> _Exercise details_: Restate exactly the lines of the entries below, beginning with the first and ending with the line that holds "from matplotlib.lines import Line2D". Pictures are not copied.

═════ Dataset ═════

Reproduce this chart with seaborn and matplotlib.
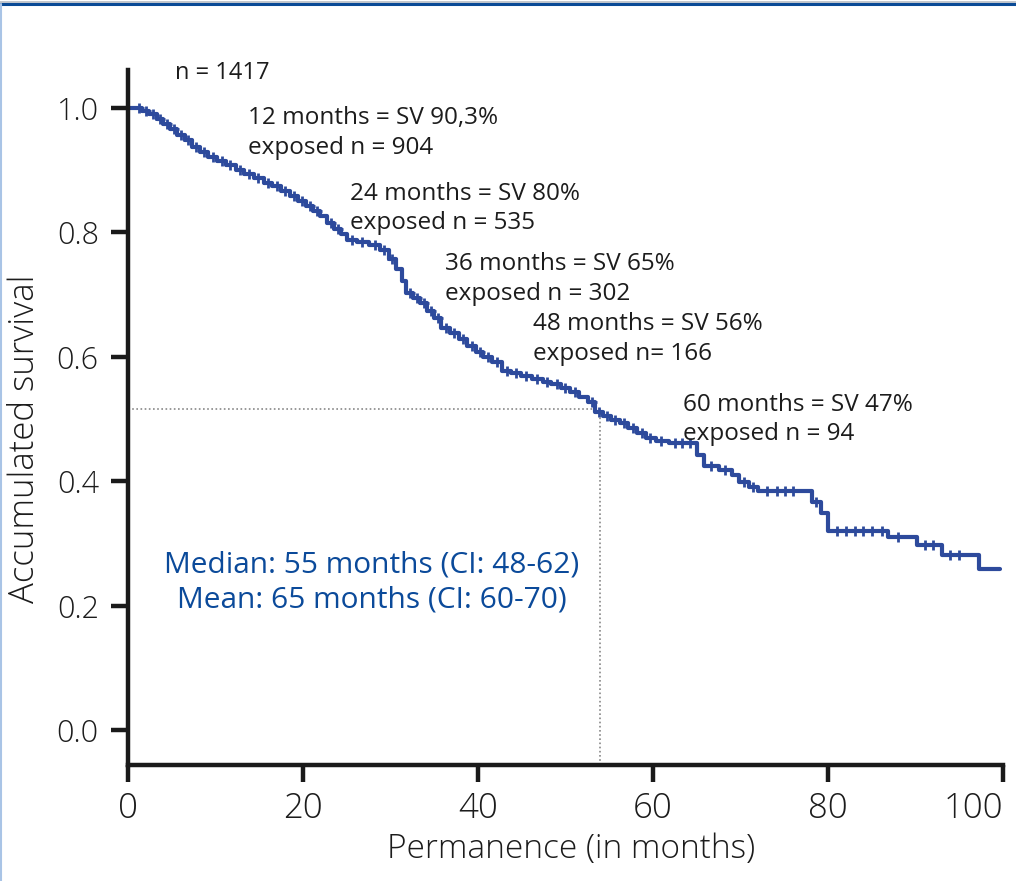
import numpy as np
import pandas as pd
import seaborn as sns
import matplotlib.pyplot as plt
from matplotlib.lines import Line2D

# Kaplan-Meier estimate (event time in months, survival after the step)
event_t = [0.0, 0.8, 1.6, 2.4, 3.3, 4.0, 4.8, 5.6, 6.5, 7.3, 8.2, 9.2, 10.2, 11.2, 12.3, 13.3,
           14.4, 15.5, 16.5, 17.5, 18.5, 19.4, 20.3, 21.2, 22.0, 22.8, 23.6, 24.3, 25.0, 26.2,
           27.5, 28.8, 29.8, 30.6, 31.3, 31.8, 32.6, 33.4, 34.2, 35.0, 35.8, 36.8, 37.8, 38.7,
           39.8, 40.6, 41.6, 42.8, 43.8, 44.9, 46.2, 47.4, 48.4, 49.5, 50.5, 51.6, 52.6, 53.4,
           54.3, 55.2, 56.2, 57.2, 58.2, 59.2, 60.3, 61.8, 65.1, 65.9, 67.6, 69.0, 69.8, 71.0,
           72.0, 78.2, 79.2, 80.0, 86.9, 90.2, 93.1, 97.3, 99.7]
event_s = [1.000, 1.000, 0.995, 0.990, 0.983, 0.975, 0.967, 0.957, 0.948, 0.938, 0.929, 0.922,
           0.915, 0.909, 0.900, 0.894, 0.887, 0.880, 0.874, 0.866, 0.858, 0.850, 0.843, 0.834,
           0.826, 0.815, 0.805, 0.797, 0.788, 0.784, 0.780, 0.771, 0.757, 0.742, 0.722, 0.703,
           0.695, 0.686, 0.674, 0.663, 0.646, 0.638, 0.628, 0.617, 0.608, 0.600, 0.592, 0.578,
           0.574, 0.570, 0.564, 0.560, 0.556, 0.550, 0.543, 0.536, 0.528, 0.512, 0.505, 0.499,
           0.493, 0.485, 0.477, 0.470, 0.465, 0.461, 0.442, 0.424, 0.418, 0.410, 0.399, 0.391,
           0.384, 0.367, 0.349, 0.320, 0.310, 0.297, 0.281, 0.259, 0.259]

# censored observations (months)
censor_t = [1.2, 2.0, 2.9, 3.7, 4.4, 5.2, 6.0, 6.9, 7.8, 8.7, 9.7, 10.7, 11.7, 12.8, 13.8, 14.9,
            16.0, 17.0, 18.0, 19.0, 19.9, 20.8, 21.6, 23.2, 24.0, 25.6, 26.8, 28.2, 29.3, 30.2,
            32.2, 33.0, 33.8, 34.6, 35.4, 36.3, 37.3, 38.3, 39.3, 40.2, 41.1, 42.2, 43.3, 44.3,
            45.5, 46.8, 47.9, 49.0, 50.0, 51.1, 53.0, 53.8, 54.8, 55.7, 56.7, 57.7, 58.7, 59.7,
            60.9, 62.5, 63.3, 64.2, 66.6, 68.2, 70.4, 71.5, 73.0, 74.2, 75.1, 76.0, 78.7, 81.0,
            82.1, 83.1, 84.0, 85.1, 86.2, 88.0, 91.1, 92.0, 94.0, 95.0]

median_t = 54.0
median_s = 0.516

n_total = "n = 1417"
milestones = ["12 months = SV 90,3%\nexposed n = 904",
              "24 months = SV 80%\nexposed n = 535",
              "36 months = SV 65%\nexposed n = 302",
              "48 months = SV 56%\nexposed n= 166",
              "60 months = SV 47%\nexposed n = 94"]
milestone_x = [13.7, 25.4, 36.2, 46.3, 63.5]
milestone_y = [0.96, 0.838, 0.725, 0.629, 0.499]
summary = "Median: 55 months (CI: 48-62)\nMean: 65 months (CI: 60-70)"

km = pd.DataFrame({"t": event_t, "s": event_s})
idx = np.searchsorted(event_t, censor_t, side="right") - 1
cens = pd.DataFrame({"t": censor_t, "s": np.array(event_s)[idx]})

sns.set_theme(style="ticks")
plt.rcParams["font.family"] = ["Open Sans", "DejaVu Sans"]

blue = "#2d4a9c"
ink = "#1c1c1c"
fig = plt.figure(figsize=(10.16, 8.81), dpi=100)
ax = fig.add_axes([0.126, 0.1317, 0.861, 0.7888])

sns.lineplot(data=km, x="t", y="s", ax=ax, color=blue, linewidth=3.0,
             drawstyle="steps-post", estimator=None, sort=False)
sns.scatterplot(data=cens, x="t", y="s", ax=ax, marker="+", color=blue, s=60,
                linewidth=2.0, zorder=3)

# median guide lines
ax.plot([0, median_t], [median_s, median_s], color="#888888", lw=1.2, ls=(0, (1, 1.5)), zorder=1)
ax.plot([median_t, median_t], [-0.056, median_s], color="#888888", lw=1.2, ls=(0, (1, 1.5)), zorder=1)

ax.set_xlim(0, 100)
ax.set_ylim(-0.056, 1.061)
ax.set_xticks([0, 20, 40, 60, 80, 100])
ax.set_xticklabels(["0", "20", "40", "60", "80", "100"])
ax.set_yticks([0.0, 0.2, 0.4, 0.6, 0.8, 1.0])
ax.set_yticklabels(["0.0", "0.2", "0.4", "0.6", "0.8", "1.0"])
for side in ["top", "right"]:
    ax.spines[side].set_visible(False)
for side in ["left", "bottom"]:
    ax.spines[side].set_linewidth(3.2)
    ax.spines[side].set_color("#1a1a1a")
ax.tick_params(axis="both", width=3.2, length=12, color="#1a1a1a", labelcolor=ink)
ax.tick_params(axis="x", labelsize=25, pad=7)
ax.tick_params(axis="y", labelsize=22, pad=9)
ax.get_xticklabels()[-1].set_horizontalalignment("right")
for lab in ax.get_xticklabels() + ax.get_yticklabels():
    lab.set_fontweight("light")

ax.set_xlabel("Permanence (in months)", fontsize=24, color=ink, fontweight="light")
ax.set_ylabel("Accumulated survival", fontsize=25, color=ink, fontweight="light")
ax.xaxis.set_label_coords(0.507, -0.097)
ax.yaxis.set_label_coords(-0.098, 0.47)

ax.text(5.4, 1.056, n_total, fontsize=17, color=ink, va="center", ha="left")
for txt, x, y in zip(milestones, milestone_x, milestone_y):
    ax.text(x, y, txt, fontsize=17.5, color=ink, va="center", ha="left", linespacing=1.3)

ax.text(27.9, 0.237, summary, fontsize=21.5, color="#0b4a9a", ha="center", va="center",
        linespacing=1.3)

# page frame
fig.add_artist(Line2D([0, 1], [1 - 1.5 / 881, 1 - 1.5 / 881], color="#b8bcc4", lw=1.2))
fig.add_artist(Line2D([0, 1], [1 - 4 / 881, 1 - 4 / 881], color="#0a4a96", lw=2.2))
fig.add_artist(Line2D([0.6 / 1016, 0.6 / 1016], [0, 1 - 4 / 881], color="#a9c4e6", lw=1.5))

fig.savefig("out.png", dpi=100)
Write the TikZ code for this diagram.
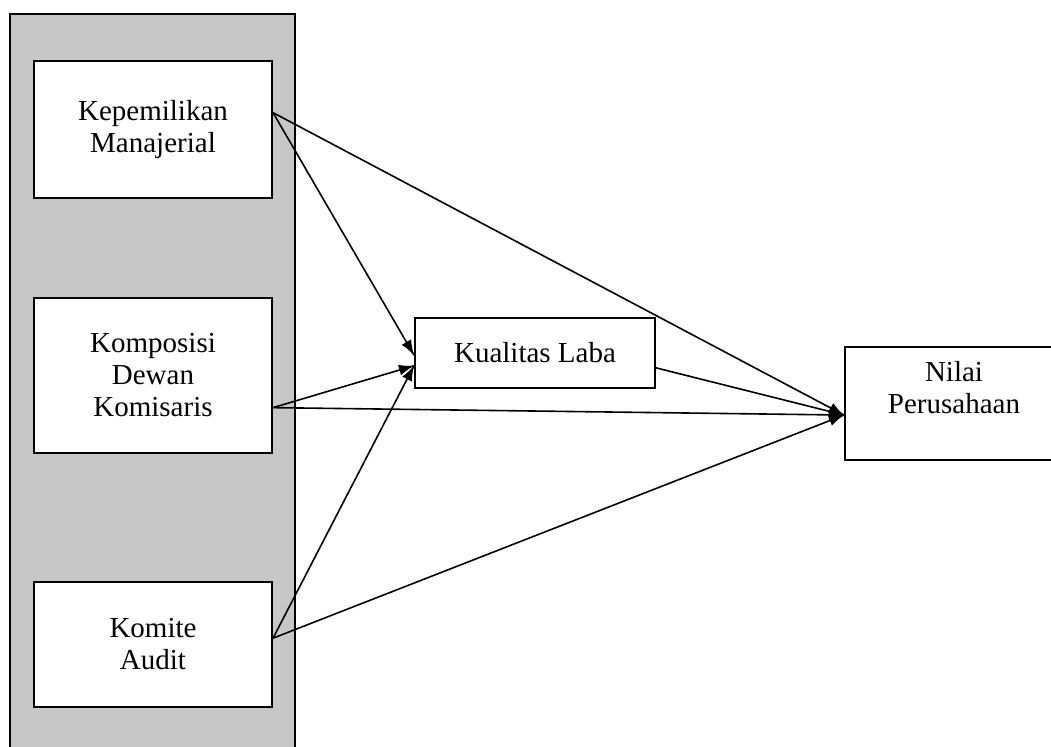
\documentclass[tikz,border=0pt]{standalone}
\usepackage{fontspec}
\setmainfont{Liberation Serif}
\tikzset{->/.style = {decoration={markings, mark=at position 1 with {\arrow{Latex[length=7.5pt,width=5.5pt]}}}, postaction={decorate}}}
\tikzset{box/.style = {draw, line width=1pt, fill=white, inner sep=0pt, align=center,
                       font=\fontsize{14.5}{16}\selectfont}}
\usetikzlibrary{arrows.meta,
                 decorations.markings}

\begin{document}
\begin{tikzpicture}[x=0.5pt, y=-0.5pt]
  	\useasboundingbox (0,0) rectangle (1051,747);
  	\filldraw[fill=black!22, line width=1pt] (10,14) rectangle (295,770);
  	\node[box, minimum width=119pt, minimum height=68.5pt] (km) at (153,129.5) {Kepemilikan\\Manajerial};
  	\node[box, minimum width=119pt, minimum height=77.5pt] (kdk) at (153,375.5) {Komposisi\\Dewan\\Komisaris};
  	\node[box, minimum width=119pt, minimum height=62.5pt] (ka) at (153,644.5) {Komite\\Audit};
  	\node[box, minimum width=120pt, minimum height=35pt] (kl) at (535,353) {Kualitas Laba};
  	\node[box, minimum width=109pt, minimum height=56.5pt, text depth=16pt] (np) at (954,403.5) {Nilai\\Perusahaan};
    \draw[->, line width=0.8pt] (km.8) -- (kl.181);
    \draw[->, line width=0.8pt] (kdk.-15) -- (kl.186);
    \draw[->, line width=0.8pt] (ka.3) -- (kl.186);
    \draw[->, line width=0.8pt] (km.8) -- (np.186);
    \draw[->, line width=0.8pt] (kdk.-15) -- (np.186);
    \draw[->, line width=0.8pt] (ka.3) -- (np.186);
    \draw[->, line width=0.8pt] (kl.-7) -- (np.186);
  \end{tikzpicture}
\end{document}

═════

> _Right answer_:
Reproduce this chart with seaborn and matplotlib.
import numpy as np
import pandas as pd
import seaborn as sns
import matplotlib.pyplot as plt
from matplotlib.lines import Line2D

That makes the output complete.